:: DATASET CONTENT

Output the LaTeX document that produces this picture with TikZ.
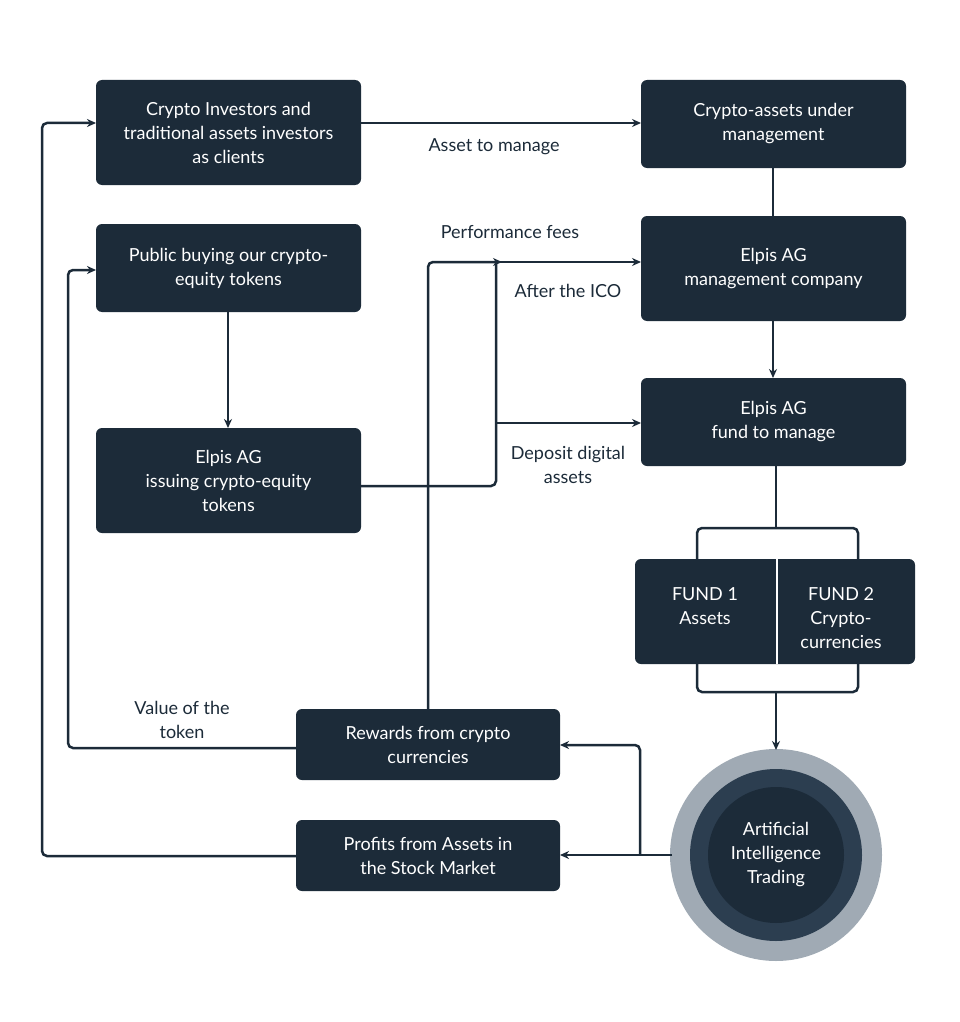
\documentclass[tikz,border=0pt]{standalone}
\usepackage{fontspec}
\setmainfont{Lato}
\usetikzlibrary{arrows.meta}
\definecolor{nv}{HTML}{1C2B39}
\definecolor{ring}{HTML}{2C3E50}
\definecolor{gr}{HTML}{A0AAB4}
\begin{document}
\begin{tikzpicture}[x=1pt,y=-1pt,
  box/.style={fill=nv,rounded corners=6pt,text=white,align=center,font=\fontsize{18}{24}\selectfont},
  ln/.style={draw=nv,line width=2.5pt,rounded corners=5pt},
  ar/.style={ln,-{Stealth[length=9pt,width=8pt]}},
  lb/.style={text=nv,align=center,font=\fontsize{18}{24}\selectfont}]
\useasboundingbox (0,0) rectangle (960,1022);
\fill[white] (0,0) rectangle (960,1022);
\newcommand{\bx}[6]{\fill[nv,rounded corners=6pt] (#2,#3) rectangle (#4,#5); \node[box,fill=none] (#1) at ({(#2+#4)/2},{(#3+#5)/2}) {#6};
 \coordinate (#1-nw) at (#2,#3); \coordinate (#1-se) at (#4,#5);}
\bx{A}{96}{80}{361}{185}{Crypto Investors and\\traditional assets investors\\as clients}
\bx{B}{641}{80}{906}{168}{Crypto-assets under\\management}
\bx{C}{96}{224}{361}{312}{Public buying our crypto-\\equity tokens}
\bx{D}{641}{216}{906}{321}{Elpis AG\\management company}
\bx{E}{641}{378}{906}{466}{Elpis AG\\fund to manage}
\bx{F}{96}{428}{361}{533}{Elpis AG\\issuing crypto-equity\\tokens}
\fill[nv,rounded corners=6pt] (635,559) rectangle (915,664);
\draw[white,line width=2.5pt] (777,559) -- (777,664);
\node[box,fill=none] (F1) at (705,606) {FUND 1\\Assets};
\node[box,fill=none] (F2) at (841,618) {FUND 2\\Crypto-\\currencies};
\bx{R}{296}{709}{560}{780}{Rewards from crypto\\currencies}
\bx{P}{296}{820}{560}{891}{Profits from Assets in\\the Stock Market}
\fill[gr] (776,855) circle (106);
\fill[ring] (776,855) circle (86);
\node[circle,fill=nv,minimum size=136pt,inner sep=0pt,text=white,align=center,font=\fontsize{18}{24}\selectfont] (AI) at (776,855) {Artificial\\Intelligence\\Trading};
% connectors
\draw[ar] (A.east|-0,123) -- (641,123);
\node[lb] (l1) at (494,147) {Asset to manage};
\draw[ln] (773,168) -- (773,216);
\draw[ar] (773,321) -- (773,378);
\draw[ar] (228,312) -- (228,428);
\draw[ln] (361,486) -- (496,486) -- (496,260);
\draw[ar] (496,262) -- (641,262);
\draw[ar] (496,423) -- (641,423);
\node[lb] (l2) at (568,291) {After the ICO};
\node[lb] (l3) at (568,465) {Deposit digital\\assets};
\draw[ar] (428,709) -- (428,262) -- (502,262);
\node[lb] (l4) at (510,232) {Performance fees};
\coordinate (t1) at (776,528);
\draw[ln] (776,466) -- (t1);
\draw[ln] (697,559) -- (697,528) -- (858,528) -- (858,559);
\draw[ln] (697,664) -- (697,692) -- (858,692) -- (858,664);
\draw[ar] (776,692) -- (AI.north|-0,750);
\draw[ar] (672,855) -- (560,855);
\draw[ar] (640,855) -- (640,745) -- (560,745);
\draw[ar] (296,748) -- (68,748) -- (68,270) -- (96,270);
\node[lb] (l5) at (182,720) {Value of the\\token};
\draw[ar] (296,856) -- (42,856) -- (42,123) -- (96,123);
\end{tikzpicture}
\end{document}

::::

JOB ▸ Omit any images, then output the listing exactly.

EXERCISE SOLUTION ▸
Output the LaTeX document that produces this picture with TikZ.
\documentclass[tikz,border=0pt]{standalone}
\usepackage{fontspec}
\setmainfont{Lato}
\usetikzlibrary{arrows.meta}
\definecolor{nv}{HTML}{1C2B39}
\definecolor{ring}{HTML}{2C3E50}
\definecolor{gr}{HTML}{A0AAB4}
\begin{document}
\begin{tikzpicture}[x=1pt,y=-1pt,
  box/.style={fill=nv,rounded corners=6pt,text=white,align=center,font=\fontsize{18}{24}\selectfont},
  ln/.style={draw=nv,line width=2.5pt,rounded corners=5pt},
  ar/.style={ln,-{Stealth[length=9pt,width=8pt]}},
  lb/.style={text=nv,align=center,font=\fontsize{18}{24}\selectfont}]
\useasboundingbox (0,0) rectangle (960,1022);
\fill[white] (0,0) rectangle (960,1022);
\newcommand{\bx}[6]{\fill[nv,rounded corners=6pt] (#2,#3) rectangle (#4,#5); \node[box,fill=none] (#1) at ({(#2+#4)/2},{(#3+#5)/2}) {#6};
 \coordinate (#1-nw) at (#2,#3); \coordinate (#1-se) at (#4,#5);}
\bx{A}{96}{80}{361}{185}{Crypto Investors and\\traditional assets investors\\as clients}
\bx{B}{641}{80}{906}{168}{Crypto-assets under\\management}
\bx{C}{96}{224}{361}{312}{Public buying our crypto-\\equity tokens}
\bx{D}{641}{216}{906}{321}{Elpis AG\\management company}
\bx{E}{641}{378}{906}{466}{Elpis AG\\fund to manage}
\bx{F}{96}{428}{361}{533}{Elpis AG\\issuing crypto-equity\\tokens}
\fill[nv,rounded corners=6pt] (635,559) rectangle (915,664);
\draw[white,line width=2.5pt] (777,559) -- (777,664);
\node[box,fill=none] (F1) at (705,606) {FUND 1\\Assets};
\node[box,fill=none] (F2) at (841,618) {FUND 2\\Crypto-\\currencies};
\bx{R}{296}{709}{560}{780}{Rewards from crypto\\currencies}
\bx{P}{296}{820}{560}{891}{Profits from Assets in\\the Stock Market}
\fill[gr] (776,855) circle (106);
\fill[ring] (776,855) circle (86);
\node[circle,fill=nv,minimum size=136pt,inner sep=0pt,text=white,align=center,font=\fontsize{18}{24}\selectfont] (AI) at (776,855) {Artificial\\Intelligence\\Trading};
% connectors
\draw[ar] (A.east|-0,123) -- (641,123);
\node[lb] (l1) at (494,147) {Asset to manage};
\draw[ln] (773,168) -- (773,216);
\draw[ar] (773,321) -- (773,378);
\draw[ar] (228,312) -- (228,428);
\draw[ln] (361,486) -- (496,486) -- (496,260);
\draw[ar] (496,262) -- (641,262);
\draw[ar] (496,423) -- (641,423);
\node[lb] (l2) at (568,291) {After the ICO};
\node[lb] (l3) at (568,465) {Deposit digital\\assets};
\draw[ar] (428,709) -- (428,262) -- (502,262);
\node[lb] (l4) at (510,232) {Performance fees};
\coordinate (t1) at (776,528);
\draw[ln] (776,466) -- (t1);
\draw[ln] (697,559) -- (697,528) -- (858,528) -- (858,559);
\draw[ln] (697,664) -- (697,692) -- (858,692) -- (858,664);
\draw[ar] (776,692) -- (AI.north|-0,750);
\draw[ar] (672,855) -- (560,855);
\draw[ar] (640,855) -- (640,745) -- (560,745);
\draw[ar] (296,748) -- (68,748) -- (68,270) -- (96,270);
\node[lb] (l5) at (182,720) {Value of the\\token};
\draw[ar] (296,856) -- (42,856) -- (42,123) -- (96,123);
\end{tikzpicture}
\end{document}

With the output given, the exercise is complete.